The Likud also ruled out a joint list with the Jewish Home, saying that the results of the poll were expected and, as such, “a union, if it is even being considered, will only happen after the election.”

Thursday’s poll, carried out by Midgam for Channel 2, indicates that a Labor ticket, after the merger with Hatnua, would receive 24 Knesset seats.

Likud would receive 23 seats; Jewish Home 15; Yisrael Beytenu 8; Shas 9 and United Torah Judaism (UTJ) 8.

If Likud and Jewish Home ran together, the poll shows, they would drop in combined power to just 33 MKs, as opposed to a sum total of 48 if they run separately. A similar effect was felt in the last elections, when a combined Likud/Yisrael Beytenu list fared worse than the two did when they were separate.

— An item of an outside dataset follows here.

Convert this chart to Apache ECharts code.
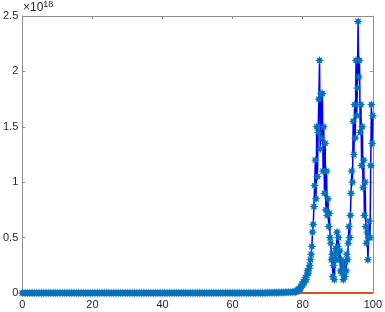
<!DOCTYPE html>
<html><head><meta charset="utf-8">
<script src="https://cdn.jsdelivr.net/npm/echarts@6/dist/echarts.min.js"></script>
<style>html,body{margin:0;padding:0;background:#fff}#c{width:385px;height:312px}</style>
</head><body><div id="c"></div>
<script>
// x positions (flat region step 0.5, active region step 0.2)
const xFlat = [0,0.5,1,1.5,2,2.5,3,3.5,4,4.5,5,5.5,6,6.5,7,7.5,8,8.5,9,9.5,10,10.5,11,11.5,12,12.5,13,13.5,14,14.5,15,15.5,16,16.5,17,17.5,18,18.5,19,19.5,
  20,20.5,21,21.5,22,22.5,23,23.5,24,24.5,25,25.5,26,26.5,27,27.5,28,28.5,29,29.5,30,30.5,31,31.5,32,32.5,33,33.5,34,34.5,35,35.5,36,36.5,37,37.5,38,38.5,39,39.5,
  40,40.5,41,41.5,42,42.5,43,43.5,44,44.5,45,45.5,46,46.5,47,47.5,48,48.5,49,49.5,50,50.5,51,51.5,52,52.5,53,53.5,54,54.5,55,55.5,56,56.5,57,57.5,58,58.5,59,59.5,
  60,60.5,61,61.5,62,62.5,63,63.5,64,64.5,65,65.5,66,66.5,67,67.5,68,68.5,69,69.5,70,70.5,71,71.5,72,72.5,73,73.5,74,74.5,75,75.5,76,76.5,77,77.5];
const yFlat = [0,0,0,0,0,0,0,0,0,0,0,0,0,0,0,0,0,0,0,0,0,0,0,0,0,0,0,0,0,0,0,0,0,0,0,0,0,0,0,0,
  0,0,0,0,0,0,0,0,0,0,0,0,0,0,0,0,0,0,0,0,0,0,0,0,0,0,0,0,0,0,0,0,0,0,0,0,0,0,0,0,
  0,0,0,0,0,0,0,0,0,0,0,0,0,0,0,0,0,0,0,0,0,0,0,0,0,0,0,0,0,0,0,0,0,0,0,0,0,0,0,0,
  0,0,0,0,0,0,0,0,0,0,0,0,0,0,0,0,0,0,0,0.001,0.002,0.002,0.002,0.003,0.003,0.003,0.004,0.004,0.005,0.005,0.006,0.006,0.007,0.007,0.008,0.009];
const xActive = [78,78.2,78.4,78.6,78.8,79,79.2,79.4,79.6,79.8,80,80.2,80.4,80.6,80.8,81,81.2,81.4,81.6,81.8,
  82,82.2,82.4,82.6,82.8,83,83.2,83.4,83.6,83.8,84,84.2,84.4,84.6,84.8,85,85.2,85.4,85.6,85.8,
  86,86.2,86.4,86.6,86.8,87,87.2,87.4,87.6,87.8,88,88.2,88.4,88.6,88.8,89,89.2,89.4,89.6,89.8,
  90,90.2,90.4,90.6,90.8,91,91.2,91.4,91.6,91.8,92,92.2,92.4,92.6,92.8,93,93.2,93.4,93.6,93.8,
  94,94.2,94.4,94.6,94.8,95,95.2,95.4,95.6,95.8,96,96.2,96.4,96.6,96.8,97,97.2,97.4,97.6,97.8,
  98,98.2,98.4,98.6,98.8,99,99.2,99.4,99.6,99.8,100];
// values in units of 1e18
const yActive = [0.01,0.015,0.02,0.025,0.03,0.035,0.04,0.05,0.06,0.08,0.07,0.1,0.09,0.12,0.14,0.12,0.16,0.2,0.18,0.22,
  0.25,0.3,0.35,0.42,0.55,0.62,0.78,0.97,1.2,0.85,1.5,1.05,1.45,1.75,2.1,1.3,1.8,1.4,1.8,1.1,
  1.5,0.9,1.35,0.75,1.1,0.7,0.85,0.6,0.72,0.5,0.45,0.3,0.35,0.15,0.25,0.12,0.3,0.4,0.35,0.55,
  0.42,0.5,0.3,0.38,0.2,0.3,0.18,0.25,0.12,0.2,0.15,0.28,0.2,0.35,0.3,0.45,0.6,0.5,0.7,0.9,
  1.1,1.0,1.55,1.25,1.7,1.4,2.1,1.6,1.85,2.45,1.95,2.1,1.45,1.7,1.15,1.5,0.95,1.2,0.7,1.0,
  0.6,0.45,0.55,0.3,0.5,0.65,0.5,1.15,1.7,1.35,1.6];
const refX = [0, 100];
const refY = [0, 0];
const xTicks = [0,20,40,60,80,100];
const yTicks = [0,0.5,1,1.5,2,2.5];

const blueData = xFlat.map((x,i)=>[x,yFlat[i]]).concat(xActive.map((x,i)=>[x,yActive[i]]));
const refData = refX.map((x,i)=>[x,refY[i]]);
const star = 'path://M10 0L11.91 5.38L17.07 2.93L14.62 8.09L20 10L14.62 11.91L17.07 17.07L11.91 14.62L10 20L8.09 14.62L2.93 17.07L5.38 11.91L0 10L5.38 8.09L2.93 2.93L8.09 5.38Z';
const axisCol = '#8f8f8f';
const lab = {color:'#262626', fontSize:11, fontFamily:'Liberation Sans, Arial, sans-serif'};
const chart = echarts.init(document.getElementById('c'));
chart.setOption({
  animation:false,
  grid:{left:21, right:10, top:16, bottom:19},
  xAxis:[
    {type:'value', min:0, max:100, interval:20, axisLine:{show:true,lineStyle:{color:axisCol}},
     axisTick:{show:true,inside:true,length:3,lineStyle:{color:axisCol}}, splitLine:{show:false},
     axisLabel:Object.assign({margin:6, formatter:v=>String(v)}, lab)},
    {type:'value', position:'top', min:0, max:100, interval:20, axisLine:{show:true,onZero:false,lineStyle:{color:axisCol}},
     axisTick:{show:true,inside:true,length:3,lineStyle:{color:axisCol}}, splitLine:{show:false}, axisLabel:{show:false}}
  ],
  yAxis:[
    {type:'value', min:0, max:2.5, interval:0.5, axisLine:{show:true,lineStyle:{color:axisCol}},
     axisTick:{show:true,inside:true,length:3,lineStyle:{color:axisCol}}, splitLine:{show:false},
     axisLabel:Object.assign({margin:4, formatter:v=>String(v)}, lab)},
    {type:'value', position:'right', min:0, max:2.5, interval:0.5, axisLine:{show:true,onZero:false,lineStyle:{color:axisCol}},
     axisTick:{show:true,inside:true,length:3,lineStyle:{color:axisCol}}, splitLine:{show:false}, axisLabel:{show:false}}
  ],
  series:[
    {type:'line', data:blueData, clip:false, symbol:star, symbolSize:9, showAllSymbol:true,
     lineStyle:{color:'#0000ff', width:1.5}, itemStyle:{color:'#0072bd'}},
    {type:'line', data:refData, clip:false, symbol:'none', lineStyle:{color:'#d95319', width:2}}
  ],
  graphic:[{type:'text', left:23, top:0, style:{rich:{a:{fontSize:12,fill:'#262626',fontFamily:'Liberation Sans, Arial, sans-serif'},b:{fontSize:9,fill:'#262626',fontFamily:'Liberation Sans, Arial, sans-serif',verticalAlign:'top',padding:[0,0,6,0]}}, text:'{a|×10}{b|18}'}}]
});
</script></body></html>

Meanwhile on Thursday, MKs Yitzhak Herzog and Tzipi Livni, launched their election campaign in the Gaza Belt region that was hard-hit by Hamas rockets over the summer, where they sharply criticized Prime Minister Binyamin Netanyahu for his management of Operation Protective Edge.

“Operation Protective Edge achieved deterrence and security, but the test will be over the long-run,” said Livni. “The prime minister wrote wonderful books about how to fight terror, but he is the one who in the end spoke with them and held negotiations,” noting on the Cairo talks that led to numerous ceasefires before a final truce.

“Unfortunately Netanyahu doesn’t distinguish between the military front and the political struggle and he is weak against terror,” charged Livni.

The Likud fired back at the criticism, saying, “The public will have to decide who will maintain security – Livni and Herzog who want to give up, give in and concede land, or Netanyahu who will fight Hamas and ISIS and not give in to international pressure.”